Now we may not all be going on missions, but there comes a time in all of our lives when we have to put our plans on hold in order to make room for God's plan. It is only when we give Him our whole heart, and trust in Him, that He can change us spiritually and refine our characters to become more like His Son, who was the perfect example of someone who was perfectly willing to submit to the will of God. John 6:38 reads, “For I came down from heaven, not to do mine own will, but the will of him that sent me.”

Bro. Corbridge urges us to "Trust Him that He will make of you, immeasurably more, than what you will ever, ever, in all eternity, make of yourself. He will create of you a masterpiece. You will create of you . . . an ordinary man. He will create a God."
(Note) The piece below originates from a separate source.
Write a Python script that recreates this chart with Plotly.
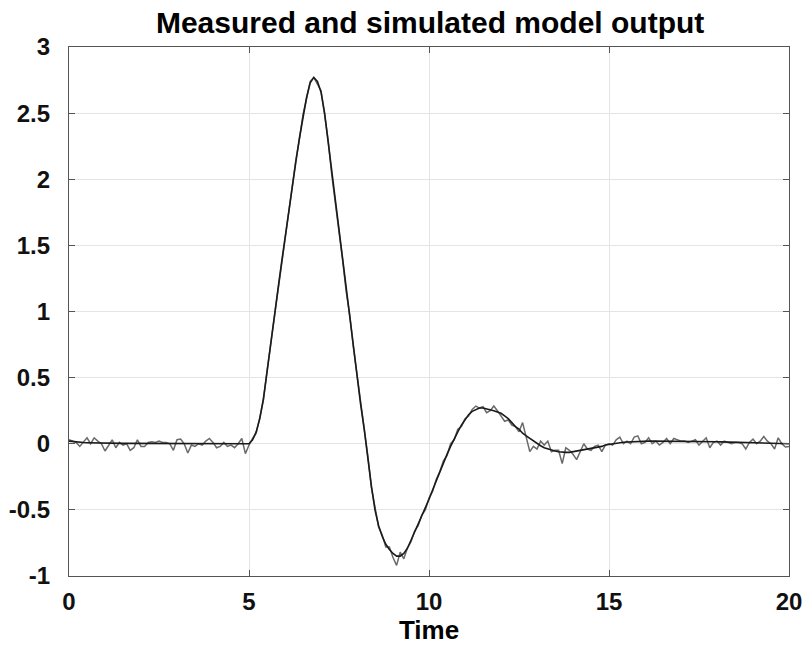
import plotly.graph_objects as go

time = [round(i * 0.1, 1) for i in range(201)]

measured = [
    0.03, 0.02, 0.01, -0.02, 0.01, 0.045, 0.00, 0.045, 0.02, 0.00,
    -0.055, -0.01, 0.03, -0.03, 0.01, -0.01, 0.00, -0.05, -0.03, 0.03,
    -0.02, -0.02, 0.01, 0.015, 0.01, 0.02, 0.01, 0.01, 0.00, -0.05,
    0.03, 0.035, 0.00, -0.07, -0.01, -0.02, 0.00, -0.01, 0.02, 0.04,
    0.01, -0.03, -0.02, 0.01, -0.02, -0.01, -0.03, 0.00, 0.04, -0.075,
    -0.01, 0.04, 0.08, 0.20, 0.33, 0.55, 0.75, 0.97, 1.15, 1.37,
    1.55, 1.77, 1.94, 2.14, 2.30, 2.49, 2.61, 2.74, 2.77, 2.72,
    2.67, 2.49, 2.29, 2.03, 1.83, 1.59, 1.39, 1.15, 0.97, 0.73,
    0.53, 0.29, 0.11, -0.09, -0.33, -0.49, -0.63, -0.69, -0.78, -0.78,
    -0.86, -0.92, -0.82, -0.87, -0.79, -0.74, -0.66, -0.62, -0.54, -0.50,
    -0.41, -0.36, -0.27, -0.21, -0.13, -0.09, 0.00, 0.03, 0.11, 0.13,
    0.19, 0.21, 0.26, 0.285, 0.27, 0.28, 0.235, 0.25, 0.285, 0.25,
    0.21, 0.17, 0.18, 0.14, 0.13, 0.09, 0.16, 0.05, -0.06, -0.02,
    -0.04, 0.02, -0.01, 0.02, -0.06, -0.05, -0.05, -0.15, -0.03, -0.05,
    -0.08, -0.12, -0.06, 0.00, -0.04, -0.05, -0.02, -0.01, -0.06, -0.01,
    0.00, -0.01, 0.03, 0.05, 0.00, 0.02, 0.00, 0.05, 0.06, 0.00,
    0.01, 0.045, 0.00, 0.02, -0.01, 0.01, 0.04, 0.00, 0.04, 0.03,
    0.02, 0.02, 0.01, 0.02, 0.03, -0.01, 0.02, 0.045, -0.03, 0.01,
    0.02, -0.01, 0.02, 0.01, 0.00, 0.01, 0.01, 0.00, -0.04, 0.01,
    0.035, 0.00, 0.02, 0.055, 0.02, 0.00, -0.04, 0.045, 0.00, -0.025,
    -0.02,
]

simulated = [
    0.02, 0.016, 0.013, 0.011, 0.009, 0.008, 0.007, 0.006, 0.005, 0.005,
    0.004, 0.004, 0.004, 0.003, 0.003, 0.003, 0.003, 0.003, 0.002, 0.002,
    0.002, 0.002, 0.002, 0.002, 0.002, 0.002, 0.002, 0.002, 0.002, 0.002,
    0.002, 0.002, 0.002, 0.002, 0.002, 0.002, 0.002, 0.002, 0.002, 0.002,
    0.002, 0.002, 0.002, 0.002, 0.002, 0.002, 0.002, 0.002, 0.002, 0.002,
    0.00, 0.03, 0.09, 0.19, 0.34, 0.54, 0.76, 0.96, 1.16, 1.36,
    1.56, 1.76, 1.95, 2.13, 2.31, 2.48, 2.62, 2.73, 2.77, 2.74,
    2.66, 2.50, 2.28, 2.04, 1.82, 1.60, 1.38, 1.16, 0.96, 0.74,
    0.52, 0.30, 0.11, -0.11, -0.32, -0.50, -0.62, -0.70, -0.76, -0.80,
    -0.83, -0.85, -0.85, -0.83, -0.79, -0.73, -0.67, -0.61, -0.55, -0.49,
    -0.42, -0.35, -0.28, -0.21, -0.15, -0.08, -0.02, 0.04, 0.09, 0.14,
    0.18, 0.22, 0.245, 0.26, 0.27, 0.27, 0.265, 0.26, 0.25, 0.24,
    0.23, 0.21, 0.19, 0.16, 0.13, 0.11, 0.08, 0.06, 0.04, 0.02,
    0.00, -0.015, -0.03, -0.04, -0.05, -0.055, -0.06, -0.065, -0.065, -0.065,
    -0.06, -0.06, -0.055, -0.05, -0.045, -0.04, -0.03, -0.025, -0.02, -0.01,
    -0.005, 0.00, 0.005, 0.008, 0.011, 0.013, 0.015, 0.017, 0.018, 0.019,
    0.02, 0.02, 0.02, 0.02, 0.02, 0.02, 0.02, 0.02, 0.02, 0.02,
    0.02, 0.019, 0.019, 0.018, 0.018, 0.017, 0.017, 0.016, 0.016, 0.015,
    0.015, 0.014, 0.013, 0.012, 0.011, 0.010, 0.009, 0.008, 0.007, 0.006,
    0.005, 0.005, 0.004, 0.004, 0.003, 0.003, 0.002, 0.002, 0.001, 0.001,
    0.00,
]

x_ticks = [0, 5, 10, 15, 20]
x_tick_labels = ["0", "5", "10", "15", "20"]
y_ticks = [-1, -0.5, 0, 0.5, 1, 1.5, 2, 2.5, 3]
y_tick_labels = ["-1", "-0.5", "0", "0.5", "1", "1.5", "2", "2.5", "3"]

title_text = "Measured and simulated model output"
x_label = "Time"

FAMILY = "Liberation Sans, Arial, sans-serif"
font_bold = dict(family=FAMILY, size=24, color="#111111", weight="bold")

fig = go.Figure()
fig.add_trace(go.Scatter(x=time, y=measured, mode="lines",
                         line=dict(color="#6a6a6a", width=1.5), name="measured"))
fig.add_trace(go.Scatter(x=time, y=simulated, mode="lines",
                         line=dict(color="#1a1a1a", width=1.6), name="simulated"))

axis_common = dict(showline=True, linecolor="#555555", linewidth=1.2, mirror="ticks",
                   ticks="inside", ticklen=6, tickcolor="#555555", tickwidth=1,
                   showgrid=True, gridcolor="#e4e4e4", gridwidth=1, zeroline=False,
                   tickfont=font_bold, automargin=False)

fig.update_layout(
    width=804, height=646,
    margin=dict(l=69, r=15, t=47, b=70, autoexpand=False),
    paper_bgcolor="white", plot_bgcolor="white",
    showlegend=False,
    title=dict(text=title_text, x=0.535, xanchor="center", y=0.965, yanchor="middle",
               font=dict(family=FAMILY, size=30, color="#000000", weight="bold")),
    xaxis=dict(range=[0, 20], tickvals=x_ticks, ticktext=x_tick_labels,
               ticklabelstandoff=4,
               title=dict(text=x_label, standoff=4,
                          font=dict(family=FAMILY, size=26, color="#000000", weight="bold")),
               **axis_common),
    yaxis=dict(range=[-1, 3], tickvals=y_ticks, ticktext=y_tick_labels,
               ticklabelstandoff=13, **axis_common),
)

fig.write_html("out.html",
               config={"displayModeBar": False},
               post_script="document.body.style.margin='0';document.body.style.overflow='hidden';")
Believe that you can change. Believe that Christ can and will change you as you yield your heart to His will. And line upon line, precept upon precept, grace by grace, you will develop Christlike characteristics through the enabling power of the Atonement until at that great day when you will be able to stand before God, clean and pure. Through His grace, He will save you, and make you into the God or Goddess that you now have the potential to become. 

1Teachings of the Presidents of the Church: David O. Mckay (2003), 215.